Request
Retype all the entries word for word, but omit the pictures.
* START Data entries *
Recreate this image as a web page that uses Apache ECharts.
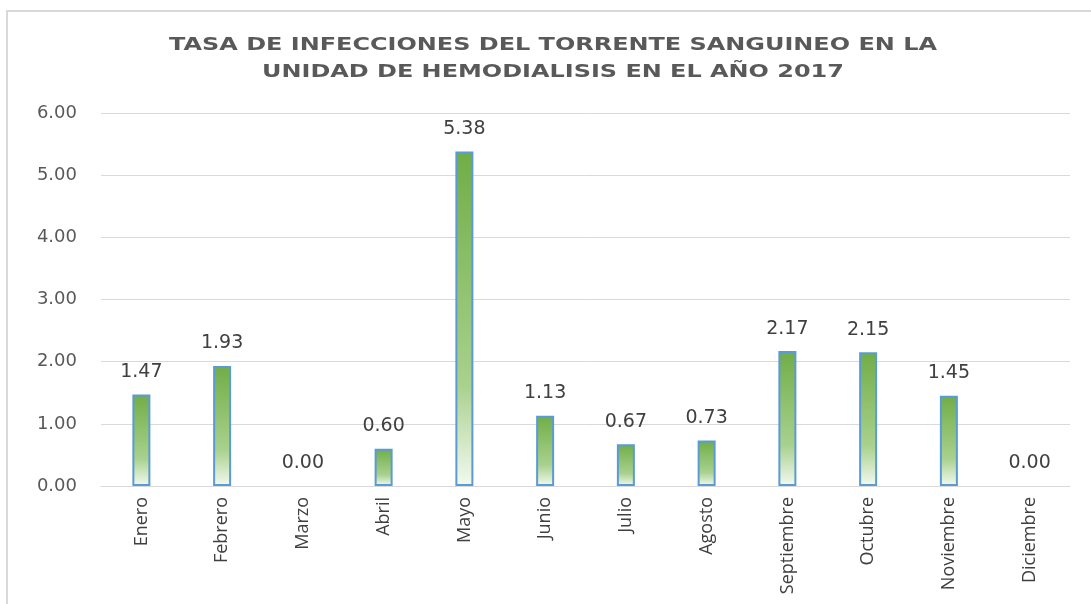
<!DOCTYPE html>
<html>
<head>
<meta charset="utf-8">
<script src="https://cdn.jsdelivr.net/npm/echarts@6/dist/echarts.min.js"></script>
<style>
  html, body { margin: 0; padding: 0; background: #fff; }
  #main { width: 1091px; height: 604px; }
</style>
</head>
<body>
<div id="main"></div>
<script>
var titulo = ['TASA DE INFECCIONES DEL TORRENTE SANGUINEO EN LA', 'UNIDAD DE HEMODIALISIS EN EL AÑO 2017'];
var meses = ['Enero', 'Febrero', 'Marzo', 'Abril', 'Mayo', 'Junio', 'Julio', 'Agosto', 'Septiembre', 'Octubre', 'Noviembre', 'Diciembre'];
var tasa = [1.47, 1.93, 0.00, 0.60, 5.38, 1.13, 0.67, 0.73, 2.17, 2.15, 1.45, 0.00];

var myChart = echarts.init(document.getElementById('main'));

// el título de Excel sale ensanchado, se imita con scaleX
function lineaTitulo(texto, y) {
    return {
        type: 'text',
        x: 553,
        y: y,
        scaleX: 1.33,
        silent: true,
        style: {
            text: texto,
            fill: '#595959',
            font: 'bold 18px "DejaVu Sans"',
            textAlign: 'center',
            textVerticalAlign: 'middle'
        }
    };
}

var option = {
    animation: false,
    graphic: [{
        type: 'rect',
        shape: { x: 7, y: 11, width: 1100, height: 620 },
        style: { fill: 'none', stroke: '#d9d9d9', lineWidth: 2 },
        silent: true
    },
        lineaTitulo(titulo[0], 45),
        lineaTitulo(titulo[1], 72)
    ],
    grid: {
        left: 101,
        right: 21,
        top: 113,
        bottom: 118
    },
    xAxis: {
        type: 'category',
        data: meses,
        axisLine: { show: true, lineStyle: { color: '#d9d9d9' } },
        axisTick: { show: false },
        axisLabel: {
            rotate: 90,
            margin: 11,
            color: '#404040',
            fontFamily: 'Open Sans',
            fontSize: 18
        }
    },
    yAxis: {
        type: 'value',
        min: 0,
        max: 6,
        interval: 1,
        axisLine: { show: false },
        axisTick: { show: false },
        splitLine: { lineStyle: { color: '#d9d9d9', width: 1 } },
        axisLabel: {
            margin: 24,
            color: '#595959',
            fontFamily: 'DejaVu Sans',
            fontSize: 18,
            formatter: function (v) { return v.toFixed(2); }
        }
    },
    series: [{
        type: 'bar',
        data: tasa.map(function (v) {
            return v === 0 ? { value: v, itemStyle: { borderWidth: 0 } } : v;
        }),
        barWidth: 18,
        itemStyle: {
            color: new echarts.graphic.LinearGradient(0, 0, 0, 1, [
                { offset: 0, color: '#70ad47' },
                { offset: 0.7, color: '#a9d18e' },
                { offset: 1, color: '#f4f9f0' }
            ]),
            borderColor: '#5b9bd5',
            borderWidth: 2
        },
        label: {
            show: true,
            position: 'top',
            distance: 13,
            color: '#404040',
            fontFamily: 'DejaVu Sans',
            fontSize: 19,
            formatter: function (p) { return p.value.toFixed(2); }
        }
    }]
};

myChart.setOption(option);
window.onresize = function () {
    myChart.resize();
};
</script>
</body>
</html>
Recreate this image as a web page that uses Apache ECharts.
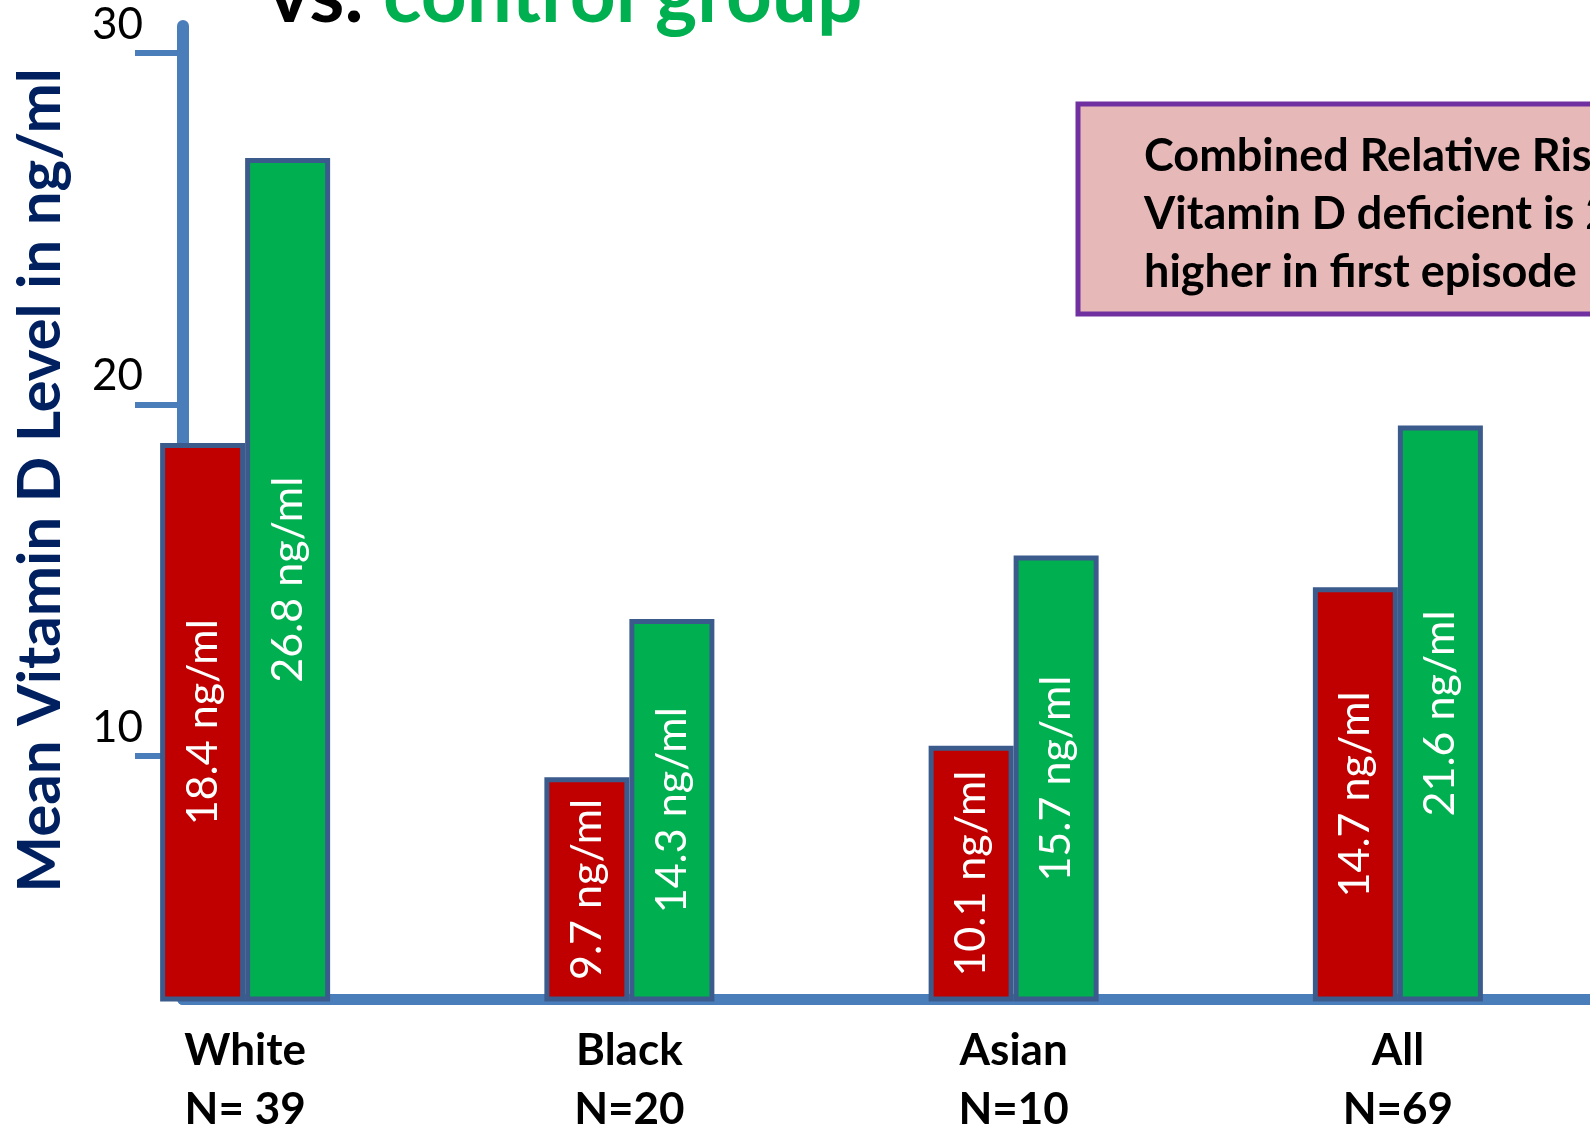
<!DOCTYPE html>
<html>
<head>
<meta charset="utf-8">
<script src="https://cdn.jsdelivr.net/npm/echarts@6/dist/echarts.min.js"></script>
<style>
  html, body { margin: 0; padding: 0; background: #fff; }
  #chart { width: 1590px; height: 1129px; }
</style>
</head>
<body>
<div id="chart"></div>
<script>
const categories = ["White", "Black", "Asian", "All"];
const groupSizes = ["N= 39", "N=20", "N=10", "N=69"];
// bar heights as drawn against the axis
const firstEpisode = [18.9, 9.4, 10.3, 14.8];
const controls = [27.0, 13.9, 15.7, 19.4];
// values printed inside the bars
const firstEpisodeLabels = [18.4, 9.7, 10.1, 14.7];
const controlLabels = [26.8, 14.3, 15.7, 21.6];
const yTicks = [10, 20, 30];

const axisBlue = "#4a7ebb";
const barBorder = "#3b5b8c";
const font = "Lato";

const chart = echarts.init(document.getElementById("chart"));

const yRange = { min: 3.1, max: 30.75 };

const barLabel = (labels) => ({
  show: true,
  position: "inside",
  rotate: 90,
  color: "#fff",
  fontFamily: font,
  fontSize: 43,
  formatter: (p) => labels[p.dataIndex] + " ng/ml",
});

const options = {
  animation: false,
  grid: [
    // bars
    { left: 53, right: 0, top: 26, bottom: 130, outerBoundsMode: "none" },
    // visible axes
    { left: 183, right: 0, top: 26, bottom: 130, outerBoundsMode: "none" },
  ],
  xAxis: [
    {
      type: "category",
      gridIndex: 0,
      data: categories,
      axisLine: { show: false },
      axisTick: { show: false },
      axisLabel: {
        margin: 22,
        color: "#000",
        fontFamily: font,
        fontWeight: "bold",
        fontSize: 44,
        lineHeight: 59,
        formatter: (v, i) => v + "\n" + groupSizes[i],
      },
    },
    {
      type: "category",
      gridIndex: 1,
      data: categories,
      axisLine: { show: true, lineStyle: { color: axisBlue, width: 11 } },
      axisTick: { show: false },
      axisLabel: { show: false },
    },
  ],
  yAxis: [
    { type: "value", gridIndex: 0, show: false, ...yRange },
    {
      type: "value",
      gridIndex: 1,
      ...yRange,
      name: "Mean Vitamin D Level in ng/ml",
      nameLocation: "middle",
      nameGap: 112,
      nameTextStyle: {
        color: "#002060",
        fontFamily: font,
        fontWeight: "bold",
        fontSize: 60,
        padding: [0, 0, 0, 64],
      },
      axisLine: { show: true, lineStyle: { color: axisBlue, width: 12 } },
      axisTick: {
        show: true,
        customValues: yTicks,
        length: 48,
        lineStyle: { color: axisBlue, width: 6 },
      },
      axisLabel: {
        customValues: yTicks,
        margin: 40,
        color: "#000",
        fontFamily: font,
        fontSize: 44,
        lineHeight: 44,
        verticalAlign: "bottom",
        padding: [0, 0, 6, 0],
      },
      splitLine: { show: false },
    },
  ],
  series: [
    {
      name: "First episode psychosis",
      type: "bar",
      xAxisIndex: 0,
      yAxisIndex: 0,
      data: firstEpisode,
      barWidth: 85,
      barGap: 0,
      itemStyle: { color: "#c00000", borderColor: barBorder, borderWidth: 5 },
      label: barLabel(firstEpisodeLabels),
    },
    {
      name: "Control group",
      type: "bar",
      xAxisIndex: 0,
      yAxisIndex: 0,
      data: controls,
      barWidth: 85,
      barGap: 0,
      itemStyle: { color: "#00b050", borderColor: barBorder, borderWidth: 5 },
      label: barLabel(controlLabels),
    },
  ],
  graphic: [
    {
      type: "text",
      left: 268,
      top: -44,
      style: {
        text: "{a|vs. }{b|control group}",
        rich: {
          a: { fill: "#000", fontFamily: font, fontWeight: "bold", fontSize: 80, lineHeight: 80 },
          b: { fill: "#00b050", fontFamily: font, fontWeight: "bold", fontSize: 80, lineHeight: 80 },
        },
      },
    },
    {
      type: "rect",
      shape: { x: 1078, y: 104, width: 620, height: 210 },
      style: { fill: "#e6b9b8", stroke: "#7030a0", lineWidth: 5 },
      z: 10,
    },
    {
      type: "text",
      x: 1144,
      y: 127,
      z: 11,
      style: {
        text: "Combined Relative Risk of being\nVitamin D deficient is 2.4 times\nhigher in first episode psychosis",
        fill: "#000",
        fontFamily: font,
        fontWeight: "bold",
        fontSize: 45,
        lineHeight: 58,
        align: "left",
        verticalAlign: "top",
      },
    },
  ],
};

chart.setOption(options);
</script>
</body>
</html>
* END Data entries *
Response to the task
Recreate this image as a web page that uses Apache ECharts.
<!DOCTYPE html>
<html>
<head>
<meta charset="utf-8">
<script src="https://cdn.jsdelivr.net/npm/echarts@6/dist/echarts.min.js"></script>
<style>
  html, body { margin: 0; padding: 0; background: #fff; }
  #main { width: 1091px; height: 604px; }
</style>
</head>
<body>
<div id="main"></div>
<script>
var titulo = ['TASA DE INFECCIONES DEL TORRENTE SANGUINEO EN LA', 'UNIDAD DE HEMODIALISIS EN EL AÑO 2017'];
var meses = ['Enero', 'Febrero', 'Marzo', 'Abril', 'Mayo', 'Junio', 'Julio', 'Agosto', 'Septiembre', 'Octubre', 'Noviembre', 'Diciembre'];
var tasa = [1.47, 1.93, 0.00, 0.60, 5.38, 1.13, 0.67, 0.73, 2.17, 2.15, 1.45, 0.00];

var myChart = echarts.init(document.getElementById('main'));

// el título de Excel sale ensanchado, se imita con scaleX
function lineaTitulo(texto, y) {
    return {
        type: 'text',
        x: 553,
        y: y,
        scaleX: 1.33,
        silent: true,
        style: {
            text: texto,
            fill: '#595959',
            font: 'bold 18px "DejaVu Sans"',
            textAlign: 'center',
            textVerticalAlign: 'middle'
        }
    };
}

var option = {
    animation: false,
    graphic: [{
        type: 'rect',
        shape: { x: 7, y: 11, width: 1100, height: 620 },
        style: { fill: 'none', stroke: '#d9d9d9', lineWidth: 2 },
        silent: true
    },
        lineaTitulo(titulo[0], 45),
        lineaTitulo(titulo[1], 72)
    ],
    grid: {
        left: 101,
        right: 21,
        top: 113,
        bottom: 118
    },
    xAxis: {
        type: 'category',
        data: meses,
        axisLine: { show: true, lineStyle: { color: '#d9d9d9' } },
        axisTick: { show: false },
        axisLabel: {
            rotate: 90,
            margin: 11,
            color: '#404040',
            fontFamily: 'Open Sans',
            fontSize: 18
        }
    },
    yAxis: {
        type: 'value',
        min: 0,
        max: 6,
        interval: 1,
        axisLine: { show: false },
        axisTick: { show: false },
        splitLine: { lineStyle: { color: '#d9d9d9', width: 1 } },
        axisLabel: {
            margin: 24,
            color: '#595959',
            fontFamily: 'DejaVu Sans',
            fontSize: 18,
            formatter: function (v) { return v.toFixed(2); }
        }
    },
    series: [{
        type: 'bar',
        data: tasa.map(function (v) {
            return v === 0 ? { value: v, itemStyle: { borderWidth: 0 } } : v;
        }),
        barWidth: 18,
        itemStyle: {
            color: new echarts.graphic.LinearGradient(0, 0, 0, 1, [
                { offset: 0, color: '#70ad47' },
                { offset: 0.7, color: '#a9d18e' },
                { offset: 1, color: '#f4f9f0' }
            ]),
            borderColor: '#5b9bd5',
            borderWidth: 2
        },
        label: {
            show: true,
            position: 'top',
            distance: 13,
            color: '#404040',
            fontFamily: 'DejaVu Sans',
            fontSize: 19,
            formatter: function (p) { return p.value.toFixed(2); }
        }
    }]
};

myChart.setOption(option);
window.onresize = function () {
    myChart.resize();
};
</script>
</body>
</html>
Recreate this image as a web page that uses Apache ECharts.
<!DOCTYPE html>
<html>
<head>
<meta charset="utf-8">
<script src="https://cdn.jsdelivr.net/npm/echarts@6/dist/echarts.min.js"></script>
<style>
  html, body { margin: 0; padding: 0; background: #fff; }
  #chart { width: 1590px; height: 1129px; }
</style>
</head>
<body>
<div id="chart"></div>
<script>
const categories = ["White", "Black", "Asian", "All"];
const groupSizes = ["N= 39", "N=20", "N=10", "N=69"];
// bar heights as drawn against the axis
const firstEpisode = [18.9, 9.4, 10.3, 14.8];
const controls = [27.0, 13.9, 15.7, 19.4];
// values printed inside the bars
const firstEpisodeLabels = [18.4, 9.7, 10.1, 14.7];
const controlLabels = [26.8, 14.3, 15.7, 21.6];
const yTicks = [10, 20, 30];

const axisBlue = "#4a7ebb";
const barBorder = "#3b5b8c";
const font = "Lato";

const chart = echarts.init(document.getElementById("chart"));

const yRange = { min: 3.1, max: 30.75 };

const barLabel = (labels) => ({
  show: true,
  position: "inside",
  rotate: 90,
  color: "#fff",
  fontFamily: font,
  fontSize: 43,
  formatter: (p) => labels[p.dataIndex] + " ng/ml",
});

const options = {
  animation: false,
  grid: [
    // bars
    { left: 53, right: 0, top: 26, bottom: 130, outerBoundsMode: "none" },
    // visible axes
    { left: 183, right: 0, top: 26, bottom: 130, outerBoundsMode: "none" },
  ],
  xAxis: [
    {
      type: "category",
      gridIndex: 0,
      data: categories,
      axisLine: { show: false },
      axisTick: { show: false },
      axisLabel: {
        margin: 22,
        color: "#000",
        fontFamily: font,
        fontWeight: "bold",
        fontSize: 44,
        lineHeight: 59,
        formatter: (v, i) => v + "\n" + groupSizes[i],
      },
    },
    {
      type: "category",
      gridIndex: 1,
      data: categories,
      axisLine: { show: true, lineStyle: { color: axisBlue, width: 11 } },
      axisTick: { show: false },
      axisLabel: { show: false },
    },
  ],
  yAxis: [
    { type: "value", gridIndex: 0, show: false, ...yRange },
    {
      type: "value",
      gridIndex: 1,
      ...yRange,
      name: "Mean Vitamin D Level in ng/ml",
      nameLocation: "middle",
      nameGap: 112,
      nameTextStyle: {
        color: "#002060",
        fontFamily: font,
        fontWeight: "bold",
        fontSize: 60,
        padding: [0, 0, 0, 64],
      },
      axisLine: { show: true, lineStyle: { color: axisBlue, width: 12 } },
      axisTick: {
        show: true,
        customValues: yTicks,
        length: 48,
        lineStyle: { color: axisBlue, width: 6 },
      },
      axisLabel: {
        customValues: yTicks,
        margin: 40,
        color: "#000",
        fontFamily: font,
        fontSize: 44,
        lineHeight: 44,
        verticalAlign: "bottom",
        padding: [0, 0, 6, 0],
      },
      splitLine: { show: false },
    },
  ],
  series: [
    {
      name: "First episode psychosis",
      type: "bar",
      xAxisIndex: 0,
      yAxisIndex: 0,
      data: firstEpisode,
      barWidth: 85,
      barGap: 0,
      itemStyle: { color: "#c00000", borderColor: barBorder, borderWidth: 5 },
      label: barLabel(firstEpisodeLabels),
    },
    {
      name: "Control group",
      type: "bar",
      xAxisIndex: 0,
      yAxisIndex: 0,
      data: controls,
      barWidth: 85,
      barGap: 0,
      itemStyle: { color: "#00b050", borderColor: barBorder, borderWidth: 5 },
      label: barLabel(controlLabels),
    },
  ],
  graphic: [
    {
      type: "text",
      left: 268,
      top: -44,
      style: {
        text: "{a|vs. }{b|control group}",
        rich: {
          a: { fill: "#000", fontFamily: font, fontWeight: "bold", fontSize: 80, lineHeight: 80 },
          b: { fill: "#00b050", fontFamily: font, fontWeight: "bold", fontSize: 80, lineHeight: 80 },
        },
      },
    },
    {
      type: "rect",
      shape: { x: 1078, y: 104, width: 620, height: 210 },
      style: { fill: "#e6b9b8", stroke: "#7030a0", lineWidth: 5 },
      z: 10,
    },
    {
      type: "text",
      x: 1144,
      y: 127,
      z: 11,
      style: {
        text: "Combined Relative Risk of being\nVitamin D deficient is 2.4 times\nhigher in first episode psychosis",
        fill: "#000",
        fontFamily: font,
        fontWeight: "bold",
        fontSize: 45,
        lineHeight: 58,
        align: "left",
        verticalAlign: "top",
      },
    },
  ],
};

chart.setOption(options);
</script>
</body>
</html>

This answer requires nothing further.